14-10-2015

[Ex] 47 - Fais mémoire du ShaBaT pour le sanctifier !

Exode 20:8-11 par : le père Alain Dumont
Pourquoi le ShaBaT ? Pour se reposer de la fatigue de la semaine ou pour illuminer les six autres jours de la semaine ?
Duration:14 minutes 17 secondes
Documents :
Charles Péguy : l'Argent
Capture d’écran 2015 10 22 à 20.04.26 31 Doc PEGUY L’argent.pdf

Jean-paul I
I : Le Sens du travail
Capture d’écran 2015 10 22 à 20.04.2931 Doc Sens du travail JPII.pdf


_____________________________________________________


Transcription du texte de la vidéo :


(Voir la vidéo : http://www.bible-tutoriel.com/fais-memoire-du-shabat-pour-le-sanctifier.html)
Tous droits réservés.
Pour une citation, mentionner : © Père Alain Dumont, La Bible en Tutorielhttp://www.bible-tutoriel.com/ + titre de l'article

_____________________________________________________

Bonjour,

Nous voici arrivés au centre du Décalogue, avec le premier des deux commandements positifs : l’observance du ShaBaT. Le v. 8 donne la thèse développée dans les v. 8-11 : « ZaKhar èT YoM HaShaBaT = Fais mémoire du jour du ShaBaT, LeQaDdeSho = POUR LE SANCTIFIER, c’est-à-dire pour le vivre À PART des autres jours. Et ce qui fera de ce jour un jour À PART, c’est précisément cet acte de mémoire, un thème vraiment essentiel de la ToRaH. Je vous rappelle que « faire mémoire », ce n’est pas « se souvenir » ; ne serait-ce que du fait que l’argument ici étant la Création, par définition, aucun homme n’en a le souvenir. « Faire mémoire », c’est inscrire ce jour dans la chair de chaque génération, parce que ce jour est ce qui est la marque du peuple des Fils d’Israël, pour toujours. Quand aujourd’hui, on fait mémoire du 11 novembre en France, plus personne n’a « souvenir » du 11 novembre 1918 où l’armistice a été signé ; en revanche, cet armistice fait partie de l’histoire charnelle de la France au début du XXe siècle. Donc on en fait « mémoire », même si on n’y était pas ! Ce n’est pas un « souvenir » ; l’armistice, ce sont LES FRANÇAIS en tant que peuple. De la même manière, on FAIT MÉMOIRE de la mort et de la Résurrection du Christ à l’occasion de la fête de Pâques : aucun d’entre nous n’y était, mais c’est EN NOUS en tant que PEUPLE CHRÉTIEN, inscrit de génération en génération dans notre chair chrétienne par le Baptême, la confirmation et l’Eucharistie !

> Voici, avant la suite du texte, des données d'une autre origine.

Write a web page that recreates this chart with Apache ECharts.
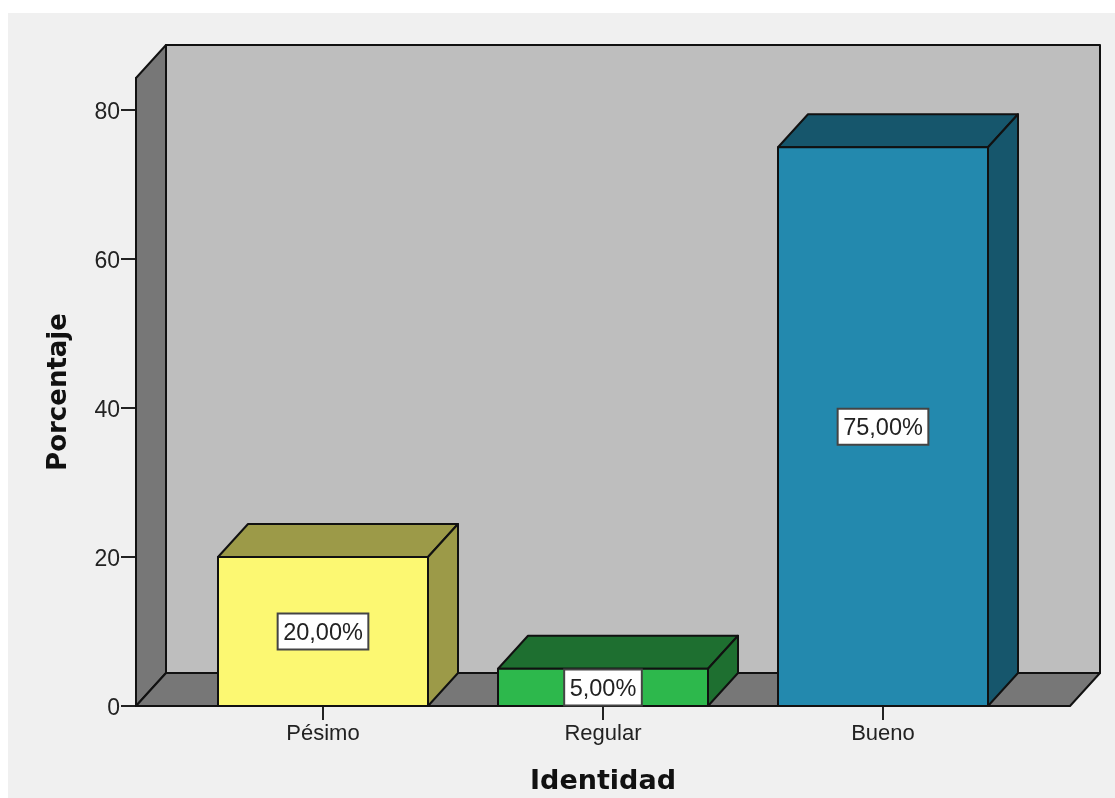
<!DOCTYPE html>
<html>
<head>
<meta charset="utf-8">
<style>
html,body{margin:0;padding:0;background:#fff;width:1115px;height:798px;overflow:hidden}
#bg{position:absolute;left:8px;top:13px;right:0;bottom:0;background:#f0f0f0}
#chart{position:absolute;left:0;top:0;width:1115px;height:798px}
</style>
<script src="https://cdn.jsdelivr.net/npm/echarts@6/dist/echarts.min.js"></script>
</head>
<body>
<div id="bg"></div>
<div id="chart"></div>
<script>
const categories = ['Pésimo', 'Regular', 'Bueno'];
const values = [20, 5, 75];
const faceColors = ['#fcf872', '#2db84c', '#2389ae'];
const shadeColors = ['#9c9a48', '#1e6f30', '#16566c'];
const yTicks = [0, 20, 40, 60, 80];
const yMax = 84.3;
const xTitle = 'Identidad';
const yTitle = 'Porcentaje';

const DX = 30, DY = 33, OVER = 47, BAR = 0.75, LINE = '#111', LW = 2;
const LABEL_FONT = '23.5px "Liberation Sans"';
const measure = document.createElement('canvas').getContext('2d');
const poly = (points, fill) => ({
  type: 'polygon',
  shape: { points },
  style: { fill, stroke: LINE, lineWidth: LW, lineJoin: 'round' }
});

function renderWalls(params, api) {
  const band = api.size([1, 0])[0];
  const top = api.coord([0, api.value(1)])[1];
  const base = api.coord([0, 0])[1];
  const l = api.coord([0, 0])[0] - band / 2 - OVER;
  const r = api.coord([categories.length - 1, 0])[0] + band / 2 + OVER;
  return {
    type: 'group',
    children: [
      poly([[l + DX, top - DY], [r + DX, top - DY], [r + DX, base - DY], [l + DX, base - DY]], '#bebebe'),
      poly([[l, top], [l + DX, top - DY], [l + DX, base - DY], [l, base]], '#777777'),
      poly([[l, base], [l + DX, base - DY], [r + DX, base - DY], [r, base]], '#777777')
    ]
  };
}

function renderBar(params, api) {
  const i = params.dataIndex;
  const v = api.value(1);
  const [cx, yt] = api.coord([api.value(0), v]);
  const yb = api.coord([api.value(0), 0])[1];
  const w = api.size([1, 0])[0] * BAR;
  const l = cx - w / 2, r = cx + w / 2;
  const cy = (yt + yb) / 2;
  const text = v.toFixed(2).replace('.', ',') + '%';
  measure.font = LABEL_FONT;
  const boxW = measure.measureText(text).width + 11;
  const boxH = 36;
  return {
    type: 'group',
    children: [
      poly([[l, yt], [l + DX, yt - DY], [r + DX, yt - DY], [r, yt]], shadeColors[i]),
      poly([[r, yt], [r + DX, yt - DY], [r + DX, yb - DY], [r, yb]], shadeColors[i]),
      poly([[l, yt], [r, yt], [r, yb], [l, yb]], faceColors[i]),
      {
        type: 'rect',
        z2: 9,
        shape: { x: cx - boxW / 2, y: cy - boxH / 2, width: boxW, height: boxH },
        style: { fill: '#fff', stroke: '#444', lineWidth: 2 }
      },
      {
        type: 'text',
        z2: 10,
        style: {
          x: cx, y: cy + 2,
          text,
          align: 'center', verticalAlign: 'middle',
          font: LABEL_FONT,
          fill: '#222'
        }
      }
    ]
  };
}

const chart = echarts.init(document.getElementById('chart'), null, { renderer: 'canvas' });
chart.setOption({
  animation: false,
  backgroundColor: 'transparent',
  grid: { left: 183, right: 92, top: 78, bottom: 92, outerBoundsMode: 'none' },
  xAxis: {
    type: 'category',
    data: categories,
    name: xTitle,
    nameLocation: 'middle',
    nameGap: 62,
    nameTextStyle: { fontFamily: 'DejaVu Sans', fontWeight: 'bold', fontSize: 27, color: '#111' },
    axisLine: { show: false },
    axisTick: { show: true, alignWithLabel: true, length: 14, lineStyle: { color: '#222', width: 2 } },
    axisLabel: { margin: 17, fontFamily: 'Liberation Sans', fontSize: 22, color: '#222' },
    splitLine: { show: false }
  },
  yAxis: {
    type: 'value',
    min: 0,
    max: yMax,
    offset: OVER,
    name: yTitle,
    nameLocation: 'middle',
    nameGap: 64,
    nameTextStyle: { fontFamily: 'DejaVu Sans', fontWeight: 'bold', fontSize: 26, color: '#111' },
    axisLine: { show: true, lineStyle: { color: LINE, width: 2 } },
    axisTick: { show: true, length: 15, customValues: yTicks, lineStyle: { color: '#222', width: 2 } },
    axisLabel: { margin: 16, verticalAlign: 'top', lineHeight: 6, customValues: yTicks, fontFamily: 'Liberation Sans', fontSize: 23, color: '#222' },
    splitLine: { show: false }
  },
  series: [
    { type: 'custom', z: 1, silent: true, renderItem: renderWalls, data: [[0, yMax]] },
    { type: 'custom', z: 3, silent: true, renderItem: renderBar, data: values.map((v, i) => [i, v]) }
  ]
});
</script>
</body>
</html>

Ceci dit, ce commandement est quand même un peu étrange, parce que d’habitude, les religions consacrent des lieux, des personnes, des statues… Mais là, non. C’est « le 7e jour » qu’il faut « sanctifier ». Non pas au sens de le « rendre saint », mais au sens de « reconnaître et d’en proclamer la sainteté ». Et reconnaître la sainteté ne relève pas simplement de l’intellect. Il s’agit de reconnaître CHARNELLEMENT cette sainteté du 7e jour, c’est-à-dire qu’il faut VIVRE ce jour comme un temps de sainteté, un jour À PART dans la séquence des 7 jours de la semaine.

Alors, que dit en substance le décalogue de ce 7e jour ? Il dit qu’il diffère des six autres à ce qu’on n’y doit faire aucun travail. Alors là, de deux choses l’une : soit on regarde le ShaBaT en fonction des six autres jours, et on se dit : le ShaBaT  est un jour de repos pour reprendre des forces et repartir ragaillardi dans le travail de la semaine qui suit. Et là, on est tombé dans le piège, parce qu’on a mis le ShaBaT au service du travail dont on reste l’esclave, et on profane le ShaBaT. Soit on regarde les six autres jours en fonction du ShaBaT, et là, on a des chances de comprendre en quoi le ShaBaT est SAINT ; en quoi il est un « ShaBaT pour HaShèM, ton ÉLoHîM. », comme dit le v. 10 ; et surtout en quoi il contribue à son tour à cette LIBÉRATION du peuple des Fils d’Israël auquel travaille tout entier le Décalogue. Alors pour nous aider à comprendre, on peut peut-être regarder l’étymologie du mot : une première étymologie est tout simplement le verbe ShaVaT, qui signifie « cesser ». Mais une autre racine est ShouV, qui signifie le « retour ». Faire TeShouVaH, en hébreu, c’est se convertir, retourner à HaShèM. Il y a de ça dans le mot ShaBaT  : si on cesse de travailler comme les autres jours, c’est pour consacrer ce jour à un RETOUR vers HaShèM. Les deux sont entrelacés : dit autrement, pour faire retour en vérité vers HaShèM, il faut CESSER de marcher sur les chemins de la vie profane pour, chaque semaine, rentrer à la maison, en quelque sorte. Et la MAISON, c’est BaYiT : c’est comme ça que la Bible dénomme le Temple de Jérusalem. Rentrer à la Maison de HaShèM, à la Maison du Père, rappelez-vous la parabole du Fils Prodigue…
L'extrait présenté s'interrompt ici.